◆ Work to do
Pull every "this" line out of the data below.

[Charts and diagrams as code]
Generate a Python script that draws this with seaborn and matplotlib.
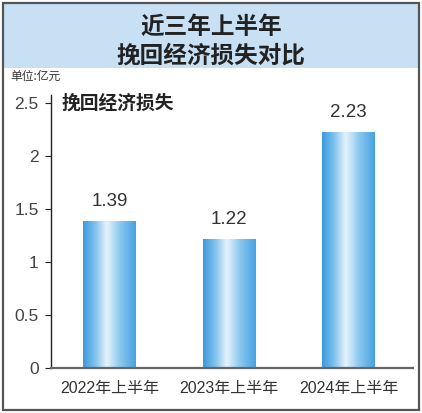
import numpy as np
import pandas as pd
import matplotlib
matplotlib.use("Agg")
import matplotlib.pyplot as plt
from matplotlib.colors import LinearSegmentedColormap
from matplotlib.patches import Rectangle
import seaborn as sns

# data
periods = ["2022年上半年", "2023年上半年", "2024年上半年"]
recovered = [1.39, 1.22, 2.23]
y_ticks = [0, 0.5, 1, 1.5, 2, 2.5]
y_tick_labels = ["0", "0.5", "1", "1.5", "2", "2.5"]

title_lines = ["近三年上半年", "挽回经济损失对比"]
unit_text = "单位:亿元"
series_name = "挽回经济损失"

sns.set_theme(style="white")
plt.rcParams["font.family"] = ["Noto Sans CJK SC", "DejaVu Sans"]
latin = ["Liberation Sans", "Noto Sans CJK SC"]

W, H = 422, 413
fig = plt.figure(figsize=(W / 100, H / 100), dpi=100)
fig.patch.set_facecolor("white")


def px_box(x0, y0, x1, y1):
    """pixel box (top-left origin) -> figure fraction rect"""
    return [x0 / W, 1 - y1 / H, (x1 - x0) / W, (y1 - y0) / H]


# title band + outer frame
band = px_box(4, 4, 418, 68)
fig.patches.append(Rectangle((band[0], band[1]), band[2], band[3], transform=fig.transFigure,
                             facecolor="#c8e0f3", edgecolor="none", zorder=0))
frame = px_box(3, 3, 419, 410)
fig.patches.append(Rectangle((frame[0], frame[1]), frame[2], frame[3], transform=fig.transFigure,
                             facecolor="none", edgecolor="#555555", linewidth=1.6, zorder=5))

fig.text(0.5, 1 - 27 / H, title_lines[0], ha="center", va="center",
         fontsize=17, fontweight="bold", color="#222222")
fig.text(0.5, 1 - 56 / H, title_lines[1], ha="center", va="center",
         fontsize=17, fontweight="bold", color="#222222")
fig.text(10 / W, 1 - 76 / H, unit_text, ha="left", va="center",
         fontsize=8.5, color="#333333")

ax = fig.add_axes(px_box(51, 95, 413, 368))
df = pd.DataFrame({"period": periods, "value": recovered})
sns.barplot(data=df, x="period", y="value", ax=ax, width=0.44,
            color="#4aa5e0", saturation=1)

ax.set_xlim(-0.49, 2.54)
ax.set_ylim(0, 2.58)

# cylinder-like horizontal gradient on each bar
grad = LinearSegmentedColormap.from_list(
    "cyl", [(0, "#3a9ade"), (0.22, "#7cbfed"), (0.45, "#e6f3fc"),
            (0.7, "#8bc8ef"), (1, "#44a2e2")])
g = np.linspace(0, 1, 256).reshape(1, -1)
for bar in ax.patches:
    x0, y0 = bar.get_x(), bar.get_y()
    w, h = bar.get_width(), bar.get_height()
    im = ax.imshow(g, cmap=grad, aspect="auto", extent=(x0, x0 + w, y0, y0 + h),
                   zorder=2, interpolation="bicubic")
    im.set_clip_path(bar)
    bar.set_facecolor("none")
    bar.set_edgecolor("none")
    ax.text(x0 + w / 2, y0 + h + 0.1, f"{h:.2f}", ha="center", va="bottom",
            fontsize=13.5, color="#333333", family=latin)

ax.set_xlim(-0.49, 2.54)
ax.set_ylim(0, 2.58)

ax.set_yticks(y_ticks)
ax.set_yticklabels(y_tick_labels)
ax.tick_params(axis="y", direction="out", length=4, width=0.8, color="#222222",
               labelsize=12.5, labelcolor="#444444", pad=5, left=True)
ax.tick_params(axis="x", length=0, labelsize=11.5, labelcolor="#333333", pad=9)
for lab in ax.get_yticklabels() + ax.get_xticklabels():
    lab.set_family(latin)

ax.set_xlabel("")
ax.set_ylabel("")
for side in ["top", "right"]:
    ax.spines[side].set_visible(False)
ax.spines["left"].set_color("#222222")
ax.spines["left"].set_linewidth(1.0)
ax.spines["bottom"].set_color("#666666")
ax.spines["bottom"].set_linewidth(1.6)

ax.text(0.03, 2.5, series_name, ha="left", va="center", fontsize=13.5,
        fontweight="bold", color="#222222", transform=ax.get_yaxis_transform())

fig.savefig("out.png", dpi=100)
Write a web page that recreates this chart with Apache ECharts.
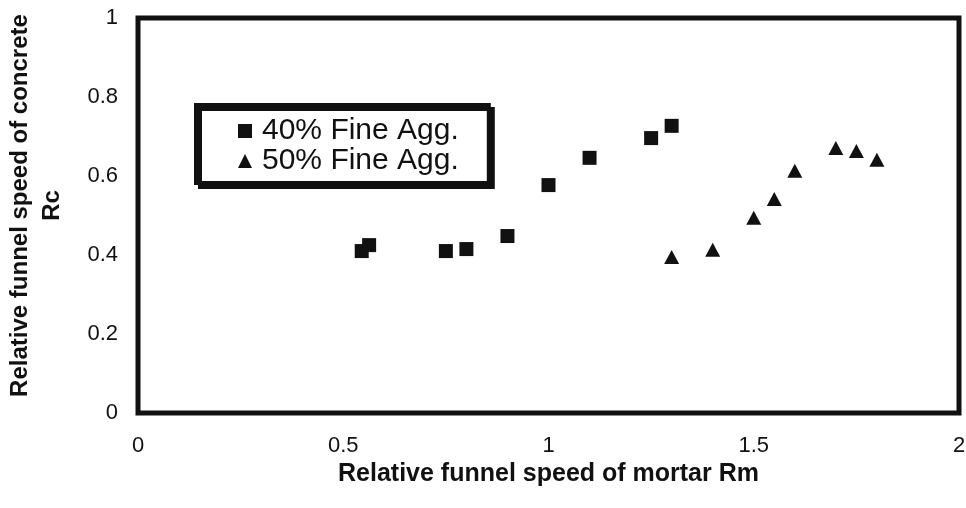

◆ Task solution
Generate a Python script that draws this with seaborn and matplotlib.
Write a web page that recreates this chart with Apache ECharts.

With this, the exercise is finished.